I do not speak for the trade union movement
THE EDITOR, Sir:
Saturday’s Gleaner (February 16, 2019) carried a story on my response to issues surrounding the Industrial Disputes Tribunal (IDT) with the headline ‘Gov’t, unions, private sector on collision course over IDT rulings’, in which the views of the trade unions were attributed to me. I would wish to point out that I am no longer a practising trade unionist and therefore do not speak on behalf of the trade- union movement.
My present position as head of the Hugh Shearer Labour Studies Institute carries with it managerial responsibilities, along with the more rarefied pursuit of academia, which is my substantive role at The University of the West Indies (UWI) Open Campus. I, therefore, cherish the right to be able to express views which may or may not coincide with labour or management, or even the Government.
There has long been the perception that the institute is a mere extension of the trade union movement because in its formative years, the focus was on training and developing delegates and union officers in the field of trade unionism and industrial, relations praxis.
The pioneering works of Hugh Shearer, Michael Manley, Hopeton Caven, Rex Nettleford, Professor George Eaton and Hector Wynter did much to solidify the scholastic credentials of the institute as a regional body devoted to a better understanding of the role of labour and trade unions in national development.

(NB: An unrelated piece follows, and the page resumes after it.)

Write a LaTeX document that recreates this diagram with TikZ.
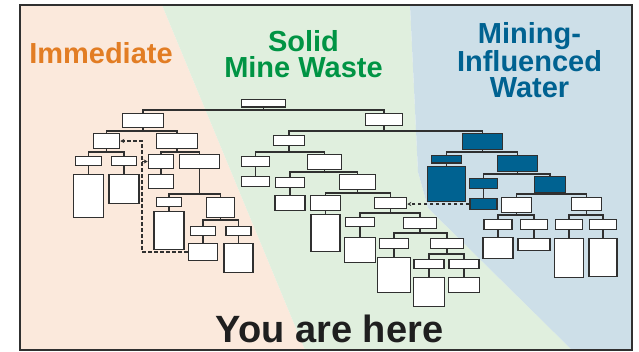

In the last two decades, the work of the institute has evolved in response to the changing dynamics of globalisation and the field of collective bargaining and labour relations. It is precisely because industrial relations must now take a multiple-interest perspective that we have carried on the work started by my predecessor, Ms Marva Phillips, to expand the range of courses and offerings to include supervisors, managers and the general labour force. The policies that govern employment relations, and the work itself, impact employees, organisations and society, which is why our courses have moved horizontally across the three-tiered framework to provide, in some cases, matriculation requirements for degree courses.
In fact, we have in recent times signed memoranda of understanding with organisations to offer customised training for supervisory, middle and top management in areas such as productivity management, emotional intelligence, and workplace bullying, to name a few.
This is precisely why we took the decision to change the name of the institute from a ‘trade union institute’ to a ‘labour studies institute’ to reflect the broad focus on labour studies development across all categories of employees.
Further, the present debate surrounding the IDT has caused us to respond to what is obviously a demand for training, which should commence in another two weeks with a series of workshops on the appropriate ways to conduct a hearing and the processes and procedures to be followed to ensure its fairness. We will do this, in short order, by holding a forum on a review of the Labour Relations Code.
It is not my intention to have the institute engaged in contentious ranglings over labour issues, but to try to bring to the discourse a sober and balanced perspective, grounded in research.
We, therefore, welcome the opportunity extended by the Private Sector Organisation of Jamaica president, Howard Mitchell, to dispassionately examine our labour laws, identify their weaknesses and gaps, and institute corrective measures to make for a more efficient and equitable employment relationship and an opportunity for employees (unionised and non-unionised) to have a voice in the making of decisions that affect the terms and conditions of their work.